M. Eric Doligé - Il sera peut-être intéressant de voir si, le statut fiscal changeant dans le cadre de la décentralisation, ce qui n'était plus soumis l'est à nouveau.

M. Philippe Marini, rapporteur général - Il y a là un gisement fiscal !

M. le président - ... Et matière à s'occuper !

J'espère que la Cour aura les moyens de certifier le bilan d'ouverture. Cela ne doit pas être un exercice commode.

M. Jacques Sallois - Vous aurez des éléments prévisionnels à cette question dans le rapport que la Cour va déposer sur l'exécution du budget 2005 et sur les comptes de l'Etat, dans la perspective de la certification après le bilan d'ouverture.

Pour répondre à la question de M. Doligé, les enquêtes que nous menons sur ce plan dans le cadre des missions intermédiaires de préparation au travail de certification dans les différents départements et que nous avons menées sur le ministère de l'équipement -c'est Mme Pinault qui a mené ce travail- confirment que l'évaluation précise de ce patrimoine est encore une rude tâche, même si des progrès ont été enregistrés. L'espoir que je peux partager avec M. le sénateur Doligé, c'est que les travaux menés dans ce cadre lui offriront, à terme, une plus grande transparence dans l'appréciation du patrimoine local de l'Etat.

M. le président - Il me reste à remercier la Cour pour le rapport transmis, qui répondait à notre demande et qui a permis de poser le problème.

Il n'y a pas eu de contestations de la part des représentants du ministère de l'équipement. C'est une situation de fait : le pilotage immobilier n'existait pas. C'est donc une fonction qu'il faut mettre en place. Ce qui sera particulièrement intéressant, c'est que l'on puisse se revoir d'ici un an pour que vous nous rendiez compte de ce qui a pu être accompli, de vos satisfactions, de vos déceptions parfois.
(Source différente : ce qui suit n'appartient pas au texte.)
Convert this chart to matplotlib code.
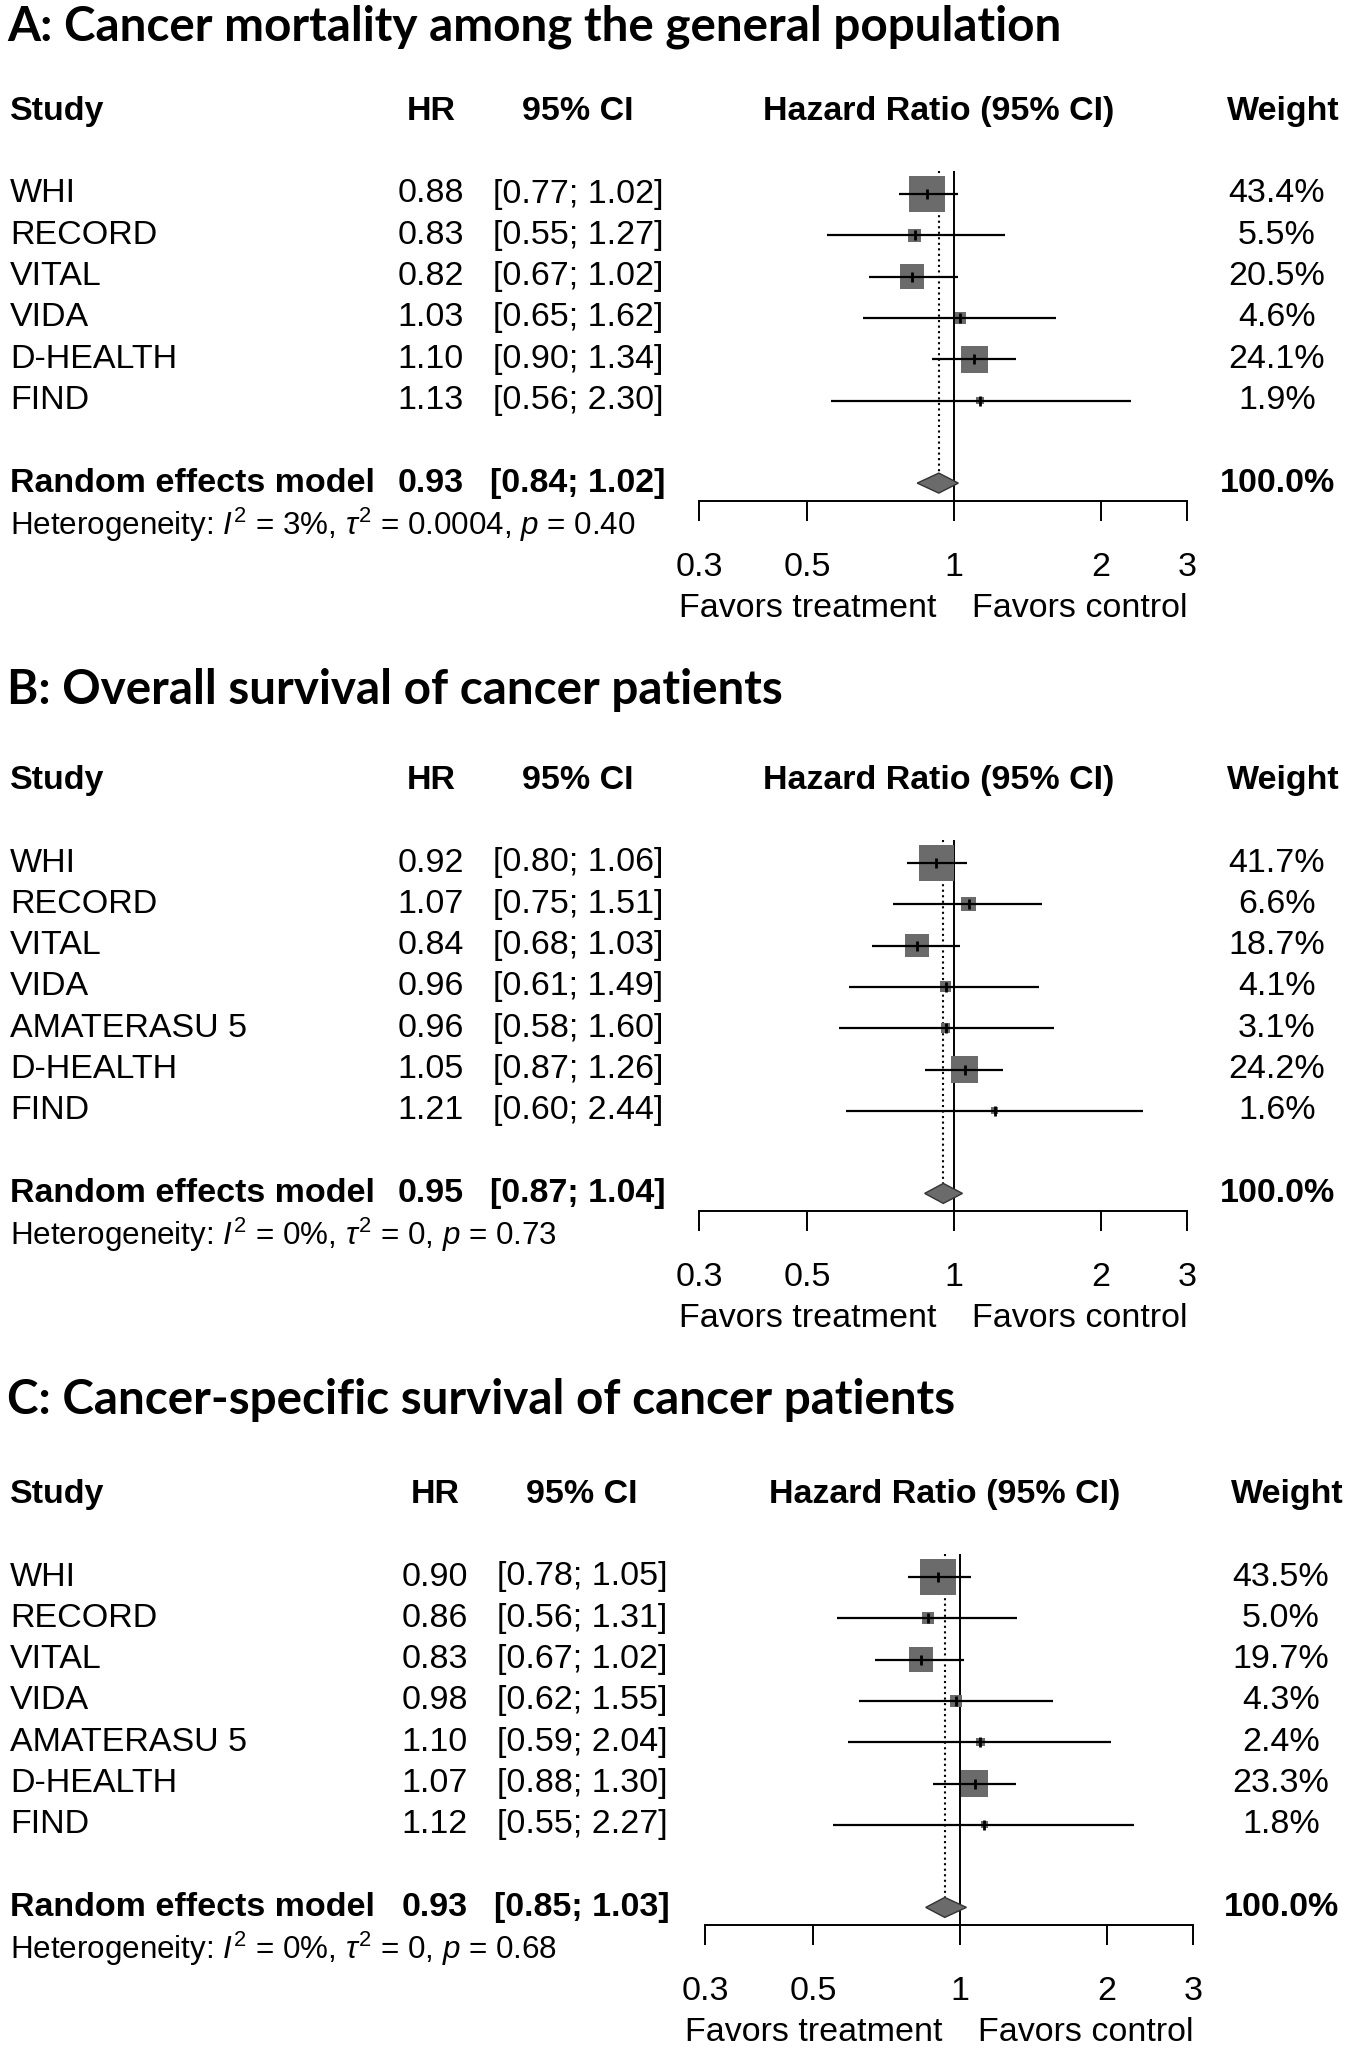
import numpy as np
import matplotlib
matplotlib.use("Agg")
import matplotlib.pyplot as plt
from matplotlib.patches import Polygon
from matplotlib.ticker import NullLocator
from matplotlib.transforms import blended_transform_factory

plt.rcParams['font.family'] = ['Liberation Sans', 'DejaVu Sans']
plt.rcParams['mathtext.fontset'] = 'custom'
plt.rcParams['mathtext.rm'] = 'Liberation Sans'
plt.rcParams['mathtext.it'] = 'Liberation Sans:italic'
plt.rcParams['mathtext.bf'] = 'Liberation Sans:bold'

# Panel A
a_title = "A: Cancer mortality among the general population"
a_study = ["WHI", "RECORD", "VITAL", "VIDA", "D-HEALTH", "FIND"]
a_hr = [0.88, 0.83, 0.82, 1.03, 1.10, 1.13]
a_lower = [0.77, 0.55, 0.67, 0.65, 0.90, 0.56]
a_upper = [1.02, 1.27, 1.02, 1.62, 1.34, 2.30]
a_weight = [43.4, 5.5, 20.5, 4.6, 24.1, 1.9]
a_pooled = [0.93, 0.84, 1.02]
a_het = ["3%", "0.0004", "0.40"]

# Panel B
b_title = "B: Overall survival of cancer patients"
b_study = ["WHI", "RECORD", "VITAL", "VIDA", "AMATERASU 5", "D-HEALTH", "FIND"]
b_hr = [0.92, 1.07, 0.84, 0.96, 0.96, 1.05, 1.21]
b_lower = [0.80, 0.75, 0.68, 0.61, 0.58, 0.87, 0.60]
b_upper = [1.06, 1.51, 1.03, 1.49, 1.60, 1.26, 2.44]
b_weight = [41.7, 6.6, 18.7, 4.1, 3.1, 24.2, 1.6]
b_pooled = [0.95, 0.87, 1.04]
b_het = ["0%", "0", "0.73"]

# Panel C
c_title = "C: Cancer-specific survival of cancer patients"
c_study = ["WHI", "RECORD", "VITAL", "VIDA", "AMATERASU 5", "D-HEALTH", "FIND"]
c_hr = [0.90, 0.86, 0.83, 0.98, 1.10, 1.07, 1.12]
c_lower = [0.78, 0.56, 0.67, 0.62, 0.59, 0.88, 0.55]
c_upper = [1.05, 1.31, 1.02, 1.55, 2.04, 1.30, 2.27]
c_weight = [43.5, 5.0, 19.7, 4.3, 2.4, 23.3, 1.8]
c_pooled = [0.93, 0.85, 1.03]
c_het = ["0%", "0", "0.68"]

x_ticks = [0.3, 0.5, 1, 2, 3]
x_ticklabels = ["0.3", "0.5", "1", "2", "3"]

W, H = 1350, 2048
STEP = 41.3          # row height in pixels
FS = 24.5            # table font size
GREY = '#6b6b6b'

fig = plt.figure(figsize=(W / 100, H / 100), dpi=100)


def draw_panel(title, study, hr, lower, upper, weight, pooled, het,
               y0, x0, x1, shift, title_row):
    n = len(study)
    y_top = y0 - 2.6 * STEP
    y_bot = y0 + (n + 1) * STEP + 18
    ax = fig.add_axes([x0 / W, 1 - y_bot / H, (x1 - x0) / W, (y_bot - y_top) / H])
    ax.set_xscale('log')
    ax.set_xlim(0.3, 3)
    ax.set_ylim((y_bot - y0) / STEP, -2.6)
    ax.patch.set_visible(False)
    for s in ['top', 'left', 'right']:
        ax.spines[s].set_visible(False)
    ax.spines['bottom'].set_linewidth(1.4)
    ax.set_yticks([])
    ax.set_xticks(x_ticks)
    ax.set_xticklabels(x_ticklabels)
    ax.xaxis.set_minor_locator(NullLocator())
    ax.tick_params(axis='x', direction='out', length=14.4, width=1.4,
                   pad=22, labelsize=FS)

    rows = np.arange(n)
    re_row = n + 1
    h = 10 / STEP

    # reference line and pooled estimate
    ax.vlines(1, -0.56, (y_bot - y0) / STEP, color='black', lw=1.4, zorder=2)
    ax.vlines(pooled[0], -0.56, re_row - h, color='black', lw=1.5,
              linestyles=':', zorder=1)

    # study squares, CIs and estimate ticks
    ax.scatter(hr, rows, s=15.5 * np.array(weight), marker='s', color=GREY,
               linewidths=0, zorder=3)
    ax.hlines(rows, lower, upper, color='black', lw=1.6, zorder=4)
    ax.scatter(hr, rows, s=52, marker='|', color='black', linewidths=2, zorder=5)

    diamond = Polygon([(pooled[1], re_row), (pooled[0], re_row - h),
                       (pooled[2], re_row), (pooled[0], re_row + h)],
                      closed=True, fc=GREY, ec='#333333', lw=1, zorder=5)
    ax.add_patch(diamond)

    ax.annotate("Favors treatment", xy=(1, 0), xycoords=('data', 'axes fraction'),
                xytext=(-13, -77), textcoords='offset points',
                ha='right', va='center', fontsize=FS)
    ax.annotate("Favors control", xy=(1, 0), xycoords=('data', 'axes fraction'),
                xytext=(13, -77), textcoords='offset points',
                ha='left', va='center', fontsize=FS)

    # table columns
    tr = blended_transform_factory(fig.transFigure, ax.transData)
    x_study = 10 / W
    x_hr = (431 + shift) / W
    x_ci = (578 + shift) / W
    x_w = (1277 + shift) / W
    kw = dict(transform=tr, va='center', fontsize=FS, clip_on=False)

    ax.text(x_study, -2, "Study", ha='left', fontweight='bold', **kw)
    ax.text(x_hr, -2, "HR", ha='center', fontweight='bold', **kw)
    ax.text(x_ci, -2, "95% CI", ha='center', fontweight='bold', **kw)
    ax.text((x0 + x1) / 2 / W - 4 / W, -2, "Hazard Ratio (95% CI)", ha='center',
            fontweight='bold', **kw)
    ax.text(x_w + 6 / W, -2, "Weight", ha='center', fontweight='bold', **kw)

    for i in range(n):
        ax.text(x_study, i, study[i], ha='left', **kw)
        ax.text(x_hr, i, f"{hr[i]:.2f}", ha='center', **kw)
        ax.text(x_ci, i, f"[{lower[i]:.2f}; {upper[i]:.2f}]", ha='center', **kw)
        ax.text(x_w, i, f"{weight[i]:.1f}%", ha='center', **kw)

    ax.text(x_study, re_row, "Random effects model", ha='left', fontweight='bold', **kw)
    ax.text(x_hr, re_row, f"{pooled[0]:.2f}", ha='center', fontweight='bold', **kw)
    ax.text(x_ci, re_row, f"[{pooled[1]:.2f}; {pooled[2]:.2f}]", ha='center',
            fontweight='bold', **kw)
    ax.text(x_w, re_row, "100.0%", ha='center', fontweight='bold', **kw)

    het_txt = (r"Heterogeneity: $I^2$ = " + het[0] + r", $\tau^2$ = " + het[1]
               + r", $p$ = " + het[2])
    ax.text(x_study, re_row + 1, het_txt, transform=tr, ha='left', va='center',
            fontsize=22.6, clip_on=False)

    t = ax.text(7 / W, title_row, title, transform=tr, ha='left', va='center',
                fontsize=36, fontweight='bold', family=['Lato', 'DejaVu Sans'],
                clip_on=False)
    return t


titles = []
titles.append(draw_panel(a_title, a_study, a_hr, a_lower, a_upper, a_weight,
                         a_pooled, a_het, 194, 699, 1187, 0, -4.05))
titles.append(draw_panel(b_title, b_study, b_hr, b_lower, b_upper, b_weight,
                         b_pooled, b_het, 863, 699, 1187, 0, -4.2))
titles.append(draw_panel(c_title, c_study, c_hr, c_lower, c_upper, c_weight,
                         c_pooled, c_het, 1577, 705, 1193, 4, -4.28))

# scale the titles so panel A's title spans the same width as in the original
renderer = fig.canvas.get_renderer()
w_a = titles[0].get_window_extent(renderer).width
size = 36 * 1055 / w_a
for t in titles:
    t.set_fontsize(size)

fig.savefig("out.png", dpi=100)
Pour ce qui est de La Défense, je ne suis pas sûr que l'issue soit immédiate ; la suppression de vos échangeurs pour récupérer de l'espace doit être assez compliquée et il va falloir quelque temps pour le concrétiser. Cela signifie que l'on va devoir attendre avant que la question ne soit résolue.

On n'a pas parlé du très bel appartement de fonction de La Défense, qui fait partie des constantes dans les rapports.

M. Patrick Gandil - Le terme de très bel appartement est franchement excessif. Il y a une très belle vue ; à part cela, il n'est ni très grand, ni extraordinairement agréable. Il est au sommet du bâtiment, presque au sein du bureau-cabinet. Le fait est que pratiquement aucun ministre ne l'a utilisé, un ministre devant être proche du Parlement. Se trouver à trois quarts d'heure du Parlement avec un aléa sur le temps de transport, ce n'est pas possible.

Symétriquement, pour les visiteurs, il n'est pas facile de trouver La Défense. Quand on connaît, c'est assez commode et efficace, mais la signalétique d'une dalle est extrêmement difficile et le nombre de visiteurs qui arrivent en retard ou qui se perdent pour trouver mon bureau est important.

Il faut que le ministre et son cabinet soient dans des locaux proches du Parlement. La formule consistant à placer les cabinets à Saint-Germain et, progressivement, le reste du ministère à La Défense, est une formule raisonnable.

En situation de crise, tous les points d'information névralgiques arrivent sur La Défense. On n'a jamais eu besoin de le faire, mais si quelque chose de grave arrivait, il serait assez raisonnable que le ministère ait un pied-à-terre là-bas.

On envisage de construire un jour une salle de crise à Saint-Germain, mais on n'a pas encore réussi à trouver la surface nécessaire.

M. le président - Je remercie la Cour et M. Gandil, en sa qualité de secrétaire général, pour sa volonté, son opiniâtreté, son courage. Je crois qu'il ne sous-estime pas l'ampleur de la tâche à accomplir. Je voudrais naturellement encourager Mme Jacquot-Guimbal et dire au délégué à l'action foncière combien nous sommes confiants dans l'aboutissement de ce qu'il a entrepris. C'est une fonction tout à fait nouvelle. Vous avez de la chance : vous allez pouvoir mesurer les progressions. Bon courage et bonne chance.

Avant de prendre congé, M. Masseret m'a indiqué pour sa part qu'il était disposé à ce que l'on publie ce rapport et l'échange auquel il a donné lieu. Est-ce bien l'avis de la commission ? Avis unanime.